The Guardian view on fair dealing: name firms bailed out by the state | Editorial | Opinion

If the government supported businesses with £50bn of government-backed coronavirus loans then the public ought to know who the recipients are. By not releasing details of the 1.2m that accessed cheap, and guaranteed, state funding ministers are leaving the government open to accusations that it has something to hide.

This charge is easier to make because the default setting of Boris Johnson’s government has been secrecy. Only when ministers have been taken to court, by the Good Law Project, have they been forced to reveal details of public contracts awarded under emergency rules. The three contracts so far made public represent a sliver of the hundreds signed to procure £15bn of personal protective equipment to protect frontline staff. But they already tell a story, says the Good Law Project, of “staggering sums of money, political connections, vast waste on duff product – and most of all a lack of transparency”.

Concealing information does not aid good governance nor do much for trust in ministerial competence. It is understandable that the government wished to support businesses during the lockdown, so that they could weather the storm of the pandemic. But 1.17m loans worth £35.5bn have been approved under the bounce-back scheme, which is aimed at small- and medium-sized enterprises and comes with a 100% state guarantee.

There are only about 1.4m UK private sector businesses with employees.

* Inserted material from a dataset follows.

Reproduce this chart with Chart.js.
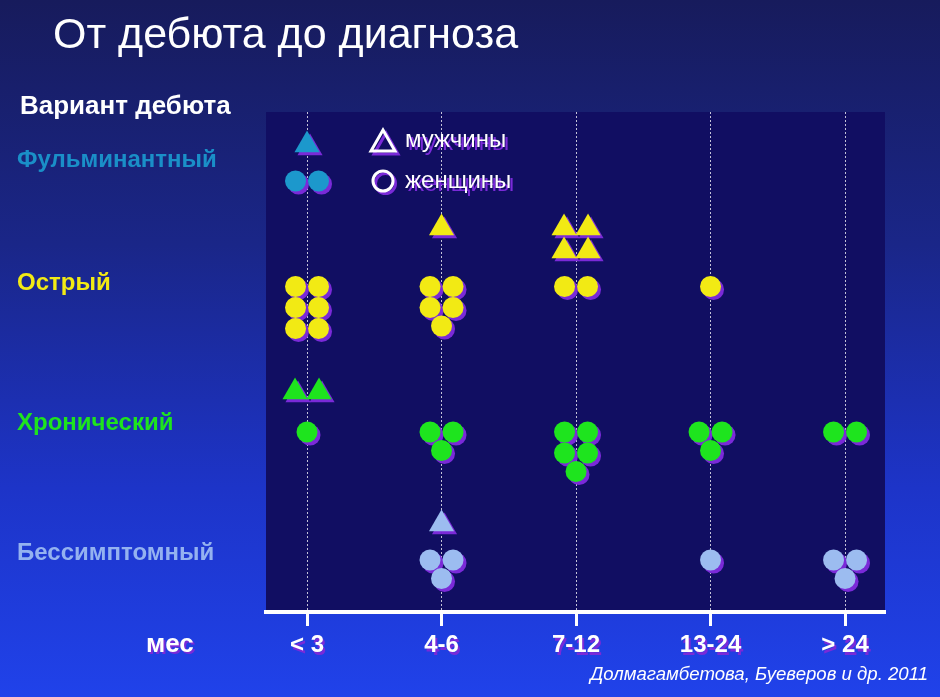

That 80% of UK businesses apparently took advantage of self-certified loans that were granted in 24 hours and for which the state was wholly liable should have rung alarm bells. There are questions here about the nature and extent of the due diligence required by the Treasury and the banks.

To prevent and detect fraud, and to promote transparency, the government must publish the names of companies that received loans. There are no data protection issues or commercial sensitivities to prevent publication. This includes the 60,409 loans worth £13.7bn that have been authorised to companies with sales of up to £45m and the 516 loans worth £3.5bn that have been approved for those with larger turnovers.

The public must be able to see if state cash went to politically connected insiders or was siphoned off into tax havens. Anti-corruption campaigners, led by the Fraud Advisory Panel, warned that without transparency there was a real risk the money would be diverted to fraudsters and that the ease of obtaining loans could see a repeat of the sub-prime mortgage scandal in the banking system.

The stance taken by Rishi Sunak is at odds with the Bank of England, which has disclosed the companies and amounts drawn down under its Covid-19 borrowing scheme. In the US, borrowers that similarly secured more than $150,000 were named. Releasing information on the loans would allow data matching by both the Cabinet Office and rating agencies to see if cash was sent to firms with thin trading histories or directors previously convicted of fraud.

Sunlight is said to be the best of disinfectants, the former US supreme court justice Louis Brandeis once noted, but electric light the most efficient policeman. The jurist was intent on illuminating Wall Street, but the same applies to government today. Knowledge of the facts must be brought home so that voters can rest assured that the state is not being taken for a ride.